Last year, we presented a colour story titled Material Reveal. This was a celebration of the organic beauty of unadulterated natural materials and was driven by a backlash against industrial, mass produced design in a homogenised minimalist aesthetic.
This shift towards crafted material colour is showing no signs of disappearing, but the muddy earthen brown hues have evolved into saturated terracotta and burnt sienna shades.
Designers are reinitiating intimate connections to tactile materials, products and spaces, embracing a creative regression. They are devolving fabrication techniques in order to reconnect with matter and craftsmanship.
The imprints of techniques and processes are embedded in the aesthetic outcomes of new crafted products as designers employ slow, laborious methods and allow material origins to dictate final outcomes. Surfaces are rough-hewn and natural, appealing to a desire for tactile reconnection.

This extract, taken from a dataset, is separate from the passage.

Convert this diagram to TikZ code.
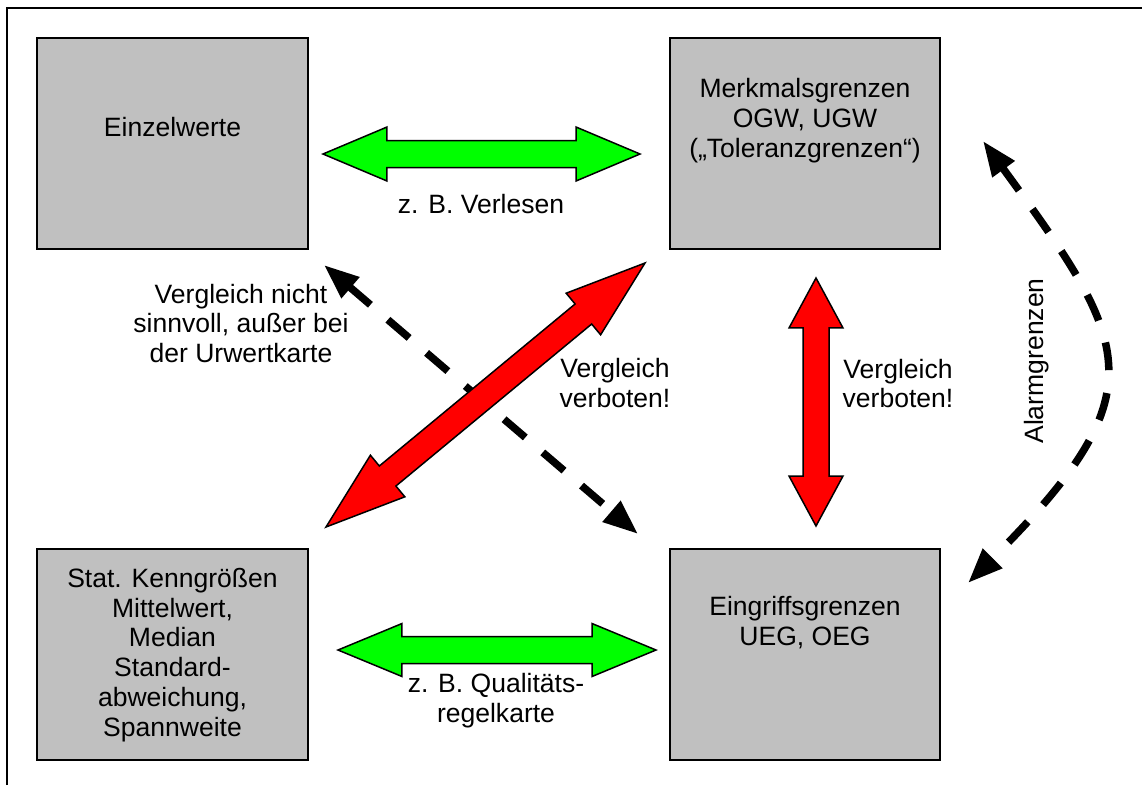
\documentclass[tikz,border=0pt]{standalone}
\usepackage{fontspec}
\setmainfont{Liberation Sans}
\usetikzlibrary{calc,arrows.meta}
\definecolor{boxgray}{HTML}{C0C0C0}
\definecolor{arrowgreen}{HTML}{00FF00}
\definecolor{arrowred}{HTML}{FF0000}
% block arrow: #1 tail, #2 head, #3 head length, #4 head half-width, #5 shaft half-width, #6 fill
\newcommand\BlkArr[6]{%
  \draw[blk, fill=#6] (#1)
    -- ($(#1)!#3!(#2)!#4!90:(#2)$)
    -- ($(#1)!#3!(#2)!#5!90:(#2)$)
    -- ($(#2)!#3!(#1)!#5!270:(#1)$)
    -- ($(#2)!#3!(#1)!#4!270:(#1)$)
    -- (#2)
    -- ($(#2)!#3!(#1)!#4!90:(#1)$)
    -- ($(#2)!#3!(#1)!#5!90:(#1)$)
    -- ($(#1)!#3!(#2)!#5!270:(#2)$)
    -- ($(#1)!#3!(#2)!#4!270:(#2)$)
    -- cycle;}
\begin{document}
\begin{tikzpicture}[x=0.02cm,y=-0.02cm,
  box/.style={draw=black, line width=0.04cm, fill=boxgray, minimum width=5.42cm, minimum height=4.22cm, inner sep=0pt},
  txt/.style={font=\fontsize{15.1pt}{17pt}\selectfont, align=center, inner sep=0pt},
  blk/.style={draw=black, line width=0.03cm, line join=miter},
  dashedarrow/.style={line width=0.15cm, dash pattern=on 0.56cm off 0.46cm,
    {Triangle[length=0.7cm,width=0.52cm]}-{Triangle[length=0.7cm,width=0.52cm]}},
  frameline/.style={line width=0.03cm}]
\useasboundingbox (0,0) rectangle (1142,785);
\draw[frameline] (7,785) -- (7,8) -- (1142,8);

% boxes
\node[box] (einzel) at (172.5,143.5) {};
\node[box] (merkmal) at (805,143.5) {};
\node[box] (stat) at (172.5,654.5) {};
\node[box] (eingriff) at (805,654.5) {};

% box texts
\node[txt, anchor=base] (teinzel) at (172.5,136) {Einzelwerte};
\node[txt] (tmerkmal) at (805,121) {Merkmalsgrenzen\\OGW, UGW\\(„Toleranzgrenzen“)};
\node[txt] (tstat) at (172.5,655) {Stat. Kenngrößen\\Mittelwert,\\Median\\Standard-\\abweichung,\\Spannweite};
\node[txt] (teingriff) at (805,623) {Eingriffsgrenzen\\UEG, OEG};

% connector ends
\coordinate (g1a) at (323,154);
\coordinate (g1b) at (640,154);
\coordinate (g2a) at (338,650);
\coordinate (g2b) at (656,650);
\coordinate (r1a) at (816,278);
\coordinate (r1b) at (816,526);
\coordinate (r2a) at (326,527);
\coordinate (r2b) at (645,263);
\coordinate (d1a) at (324,265);
\coordinate (d1b) at (638,534);
\coordinate (c1a) at (983,141);
\coordinate (c1b) at (968,583);

% dashed arrows
\draw[dashedarrow] (d1a) -- (d1b);
\draw[dashedarrow] (c1a) .. controls (1132,345) and (1160,391) .. (c1b);

% block arrows
\BlkArr{g1a}{g1b}{1.28cm}{0.54cm}{0.27cm}{arrowgreen}
\BlkArr{g2a}{g2b}{1.28cm}{0.53cm}{0.27cm}{arrowgreen}
\BlkArr{r1a}{r1b}{1.0cm}{0.54cm}{0.26cm}{arrowred}
\BlkArr{r2a}{r2b}{1.6cm}{0.54cm}{0.26cm}{arrowred}

% labels
\node[txt, anchor=base] (lverlesen) at (481,213) {z. B. Verlesen};
\node[txt] (lqrk) at (496,701) {z. B. Qualitäts-\\regelkarte};
\node[txt] (lnicht) at (241,323.5) {Vergleich nicht\\sinnvoll, außer bei\\der Urwertkarte};
\node[txt] (lverb1) at (615,383) {Vergleich\\verboten!};
\node[txt] (lverb2) at (898,383.5) {Vergleich\\verboten!};
\node[txt, rotate=90] (lalarm) at (1037,361) {Alarmgrenzen};
\end{tikzpicture}
\end{document}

The imperfect finishes bear testament to the considered creation of each item and the respect of new craftspeople for traditional techniques. With a focus on materiality, surfaces display respectful manipulations that retain natural aesthetic qualities in honest material colours.
Rich earth tones, clay browns and nude have a grounding effect on the user, evoking a reassuring connection to organic matter.
Terracotta is becoming a key material of the moment. The functional unpretentious earthenware is being celebrated for its natural orange hue, in marked contrast to more purist ceramic materials. Primitive resources suggest longevity and rough-hewn, hand-worked surfaces are respected for their honest imperfections.
In a true act of colour activism, sculptor Carl Emil Jacobsen created the Powder Variations series. Dissatisfied with the mass produced standardised pigments of stoneware glaze, Jacobsen looked to his environment to create various native pigments.
Collecting fieldstones, tiles and bricks from his local landscape in Denmark, he crushed and ground the materials to create bespoke pigments with a truly local narrative.
These vibrant earthen shades are even finding a place in the world of luxury fashion. The Bureau Betak design catwalk setting for Ermenegildo Zegna’s spring/summer 2018 show saw a blanket of striking burnt orange sand coat the ground, punctuated by reflective geometric plinths.
In graphic design, illustration and packaging fibrous papers allow the material to do the talking. They add texture to colour in printed material. Paper derived from unorthodox origins, waste food, such as coffee grounds or spent hops, for example, suggest and celebrate sustainable alternatives through the use of inherent natural aesthetics.